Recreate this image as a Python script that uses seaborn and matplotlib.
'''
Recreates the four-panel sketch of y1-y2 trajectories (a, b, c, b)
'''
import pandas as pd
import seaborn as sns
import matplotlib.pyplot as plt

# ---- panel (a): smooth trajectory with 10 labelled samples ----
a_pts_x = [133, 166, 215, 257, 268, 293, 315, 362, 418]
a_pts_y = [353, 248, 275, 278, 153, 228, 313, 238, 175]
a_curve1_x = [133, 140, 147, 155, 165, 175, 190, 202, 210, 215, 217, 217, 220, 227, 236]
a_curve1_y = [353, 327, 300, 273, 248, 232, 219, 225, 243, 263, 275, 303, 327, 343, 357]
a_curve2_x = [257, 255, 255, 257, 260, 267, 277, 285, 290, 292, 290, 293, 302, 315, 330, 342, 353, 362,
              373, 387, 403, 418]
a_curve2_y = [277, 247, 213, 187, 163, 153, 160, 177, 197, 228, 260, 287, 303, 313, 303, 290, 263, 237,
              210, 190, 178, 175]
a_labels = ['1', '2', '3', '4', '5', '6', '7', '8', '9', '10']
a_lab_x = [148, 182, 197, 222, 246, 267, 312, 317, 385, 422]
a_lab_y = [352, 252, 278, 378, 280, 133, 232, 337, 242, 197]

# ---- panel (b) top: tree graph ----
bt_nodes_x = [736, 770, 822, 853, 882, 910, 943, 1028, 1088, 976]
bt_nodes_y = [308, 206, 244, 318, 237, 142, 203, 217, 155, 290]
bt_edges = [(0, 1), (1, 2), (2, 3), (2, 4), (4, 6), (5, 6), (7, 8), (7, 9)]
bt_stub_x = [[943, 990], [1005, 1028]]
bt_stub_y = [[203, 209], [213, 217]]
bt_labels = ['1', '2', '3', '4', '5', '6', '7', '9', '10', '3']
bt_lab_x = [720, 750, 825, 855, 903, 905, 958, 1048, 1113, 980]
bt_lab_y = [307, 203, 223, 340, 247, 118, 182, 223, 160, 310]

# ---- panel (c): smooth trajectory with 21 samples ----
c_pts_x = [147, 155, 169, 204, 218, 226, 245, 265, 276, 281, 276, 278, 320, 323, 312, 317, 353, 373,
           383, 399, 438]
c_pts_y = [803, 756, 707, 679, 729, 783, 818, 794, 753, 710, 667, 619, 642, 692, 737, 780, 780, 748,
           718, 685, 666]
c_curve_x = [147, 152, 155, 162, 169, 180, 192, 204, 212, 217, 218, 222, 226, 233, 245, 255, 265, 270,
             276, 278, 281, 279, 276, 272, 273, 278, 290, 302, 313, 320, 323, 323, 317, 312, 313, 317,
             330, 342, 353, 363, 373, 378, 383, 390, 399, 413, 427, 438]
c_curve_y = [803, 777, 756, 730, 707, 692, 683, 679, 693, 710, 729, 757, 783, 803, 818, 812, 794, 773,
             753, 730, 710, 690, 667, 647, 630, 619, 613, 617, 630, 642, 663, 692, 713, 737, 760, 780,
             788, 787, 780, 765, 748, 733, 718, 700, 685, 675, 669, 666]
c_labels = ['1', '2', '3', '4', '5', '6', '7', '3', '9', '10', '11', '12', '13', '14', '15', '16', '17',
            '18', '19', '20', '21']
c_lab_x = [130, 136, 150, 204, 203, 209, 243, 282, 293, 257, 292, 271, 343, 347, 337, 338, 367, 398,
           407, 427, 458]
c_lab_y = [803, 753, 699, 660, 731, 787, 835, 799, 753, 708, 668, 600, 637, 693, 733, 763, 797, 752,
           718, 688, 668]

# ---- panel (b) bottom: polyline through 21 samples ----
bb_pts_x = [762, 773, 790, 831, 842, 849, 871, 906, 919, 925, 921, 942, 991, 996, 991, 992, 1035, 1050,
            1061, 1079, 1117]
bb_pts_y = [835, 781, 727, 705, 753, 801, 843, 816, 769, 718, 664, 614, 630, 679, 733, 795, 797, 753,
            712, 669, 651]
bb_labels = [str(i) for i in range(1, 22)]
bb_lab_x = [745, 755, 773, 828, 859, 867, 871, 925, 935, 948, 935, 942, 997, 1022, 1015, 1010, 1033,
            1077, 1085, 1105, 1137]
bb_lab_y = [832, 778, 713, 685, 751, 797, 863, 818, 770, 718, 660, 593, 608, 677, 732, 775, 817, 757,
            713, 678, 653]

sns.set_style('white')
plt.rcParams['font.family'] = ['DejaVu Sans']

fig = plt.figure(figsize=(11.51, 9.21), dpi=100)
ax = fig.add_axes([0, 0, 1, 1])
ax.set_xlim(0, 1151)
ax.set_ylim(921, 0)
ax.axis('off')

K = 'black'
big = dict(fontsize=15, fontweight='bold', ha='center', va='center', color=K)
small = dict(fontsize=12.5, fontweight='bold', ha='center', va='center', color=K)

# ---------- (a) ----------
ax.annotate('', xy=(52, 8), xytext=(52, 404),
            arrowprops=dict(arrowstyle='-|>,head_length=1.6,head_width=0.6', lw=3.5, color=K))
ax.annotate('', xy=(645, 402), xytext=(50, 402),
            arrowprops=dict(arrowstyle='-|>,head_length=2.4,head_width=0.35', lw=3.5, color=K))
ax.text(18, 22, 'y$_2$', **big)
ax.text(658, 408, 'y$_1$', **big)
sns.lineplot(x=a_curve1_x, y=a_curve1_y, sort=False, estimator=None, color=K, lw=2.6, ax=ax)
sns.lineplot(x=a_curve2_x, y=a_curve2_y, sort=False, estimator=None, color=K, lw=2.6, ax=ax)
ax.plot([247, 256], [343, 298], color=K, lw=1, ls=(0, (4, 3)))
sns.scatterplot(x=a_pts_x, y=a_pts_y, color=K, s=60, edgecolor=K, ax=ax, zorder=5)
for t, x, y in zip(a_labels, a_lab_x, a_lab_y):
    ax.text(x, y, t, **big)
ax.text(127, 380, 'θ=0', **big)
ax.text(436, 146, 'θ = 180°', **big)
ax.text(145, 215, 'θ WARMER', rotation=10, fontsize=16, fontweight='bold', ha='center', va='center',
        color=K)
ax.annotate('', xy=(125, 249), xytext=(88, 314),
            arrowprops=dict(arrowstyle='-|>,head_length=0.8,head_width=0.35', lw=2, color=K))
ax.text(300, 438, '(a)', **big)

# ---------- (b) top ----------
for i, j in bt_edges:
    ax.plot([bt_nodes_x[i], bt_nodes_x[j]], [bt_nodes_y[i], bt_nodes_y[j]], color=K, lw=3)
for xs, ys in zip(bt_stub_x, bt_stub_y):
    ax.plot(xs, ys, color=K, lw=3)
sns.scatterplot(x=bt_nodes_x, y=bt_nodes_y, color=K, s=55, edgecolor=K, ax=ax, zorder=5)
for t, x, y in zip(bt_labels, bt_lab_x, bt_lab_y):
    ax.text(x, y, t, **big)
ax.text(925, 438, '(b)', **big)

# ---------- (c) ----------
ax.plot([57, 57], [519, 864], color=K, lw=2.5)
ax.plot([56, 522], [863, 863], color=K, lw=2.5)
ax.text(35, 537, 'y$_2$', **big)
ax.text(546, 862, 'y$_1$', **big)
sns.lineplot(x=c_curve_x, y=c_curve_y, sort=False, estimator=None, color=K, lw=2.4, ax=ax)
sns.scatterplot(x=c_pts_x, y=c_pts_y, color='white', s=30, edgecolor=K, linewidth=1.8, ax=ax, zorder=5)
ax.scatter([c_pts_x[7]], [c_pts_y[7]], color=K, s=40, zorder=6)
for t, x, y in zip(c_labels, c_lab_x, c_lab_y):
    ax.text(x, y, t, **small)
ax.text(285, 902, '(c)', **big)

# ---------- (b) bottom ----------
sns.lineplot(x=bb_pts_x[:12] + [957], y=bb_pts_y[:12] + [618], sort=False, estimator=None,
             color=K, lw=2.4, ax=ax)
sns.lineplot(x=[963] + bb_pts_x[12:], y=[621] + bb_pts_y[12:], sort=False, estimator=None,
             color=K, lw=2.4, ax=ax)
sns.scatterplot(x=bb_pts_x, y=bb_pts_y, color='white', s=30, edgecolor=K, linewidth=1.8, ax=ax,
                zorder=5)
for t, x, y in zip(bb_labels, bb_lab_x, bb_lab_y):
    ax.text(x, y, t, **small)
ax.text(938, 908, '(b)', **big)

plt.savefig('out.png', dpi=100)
+++
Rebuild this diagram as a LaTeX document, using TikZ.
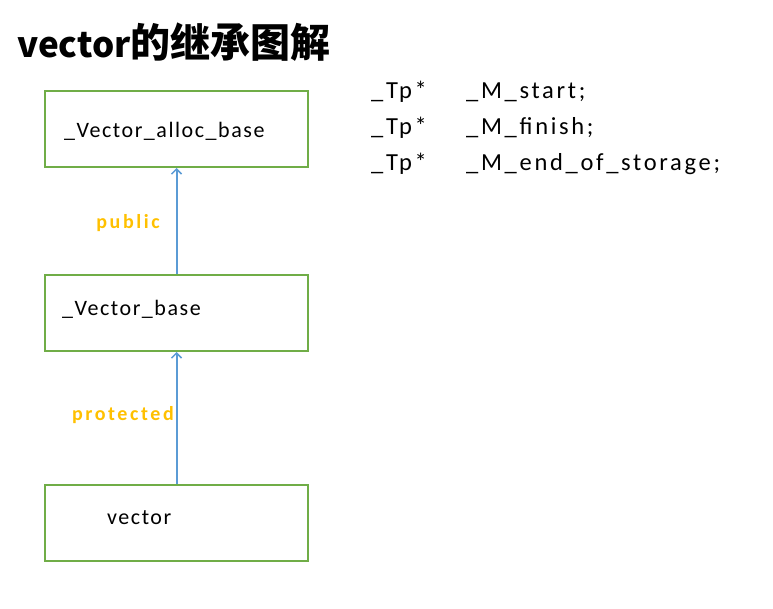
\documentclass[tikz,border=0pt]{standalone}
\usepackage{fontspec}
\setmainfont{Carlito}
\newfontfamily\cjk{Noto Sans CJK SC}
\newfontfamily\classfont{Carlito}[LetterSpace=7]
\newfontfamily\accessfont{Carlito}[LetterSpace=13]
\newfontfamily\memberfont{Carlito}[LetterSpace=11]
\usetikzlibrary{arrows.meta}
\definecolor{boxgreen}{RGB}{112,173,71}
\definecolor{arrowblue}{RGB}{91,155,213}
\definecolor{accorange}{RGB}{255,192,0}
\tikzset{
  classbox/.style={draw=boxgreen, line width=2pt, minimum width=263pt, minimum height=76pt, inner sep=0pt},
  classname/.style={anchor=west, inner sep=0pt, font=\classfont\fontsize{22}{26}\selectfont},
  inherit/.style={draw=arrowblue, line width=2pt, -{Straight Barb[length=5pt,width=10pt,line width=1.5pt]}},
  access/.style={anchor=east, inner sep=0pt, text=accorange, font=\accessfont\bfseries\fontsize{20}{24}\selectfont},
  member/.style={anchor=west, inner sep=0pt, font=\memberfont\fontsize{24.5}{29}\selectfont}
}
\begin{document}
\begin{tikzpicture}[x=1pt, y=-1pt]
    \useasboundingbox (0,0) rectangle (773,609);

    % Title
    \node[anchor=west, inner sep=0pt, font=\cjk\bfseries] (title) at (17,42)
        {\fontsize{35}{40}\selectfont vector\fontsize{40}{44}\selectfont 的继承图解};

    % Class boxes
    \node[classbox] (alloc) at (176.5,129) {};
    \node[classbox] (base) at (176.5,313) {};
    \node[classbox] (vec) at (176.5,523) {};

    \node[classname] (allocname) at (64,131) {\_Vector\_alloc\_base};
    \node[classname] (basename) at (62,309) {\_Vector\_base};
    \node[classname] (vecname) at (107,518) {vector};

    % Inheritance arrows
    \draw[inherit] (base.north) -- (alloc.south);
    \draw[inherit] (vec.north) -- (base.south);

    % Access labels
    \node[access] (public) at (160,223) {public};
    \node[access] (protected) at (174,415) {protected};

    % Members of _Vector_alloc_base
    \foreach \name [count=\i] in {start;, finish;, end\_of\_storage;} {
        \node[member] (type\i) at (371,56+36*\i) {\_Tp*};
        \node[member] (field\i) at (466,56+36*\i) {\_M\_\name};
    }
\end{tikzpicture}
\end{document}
+++
Instruction:
Give again the lines from the one with "Recreate this image" to the one with "import matplotlib.pyplot as plt", both lines included, exactly and with no other line.

Answer to this task:
Recreate this image as a Python script that uses seaborn and matplotlib.
'''
Recreates the four-panel sketch of y1-y2 trajectories (a, b, c, b)
'''
import pandas as pd
import seaborn as sns
import matplotlib.pyplot as plt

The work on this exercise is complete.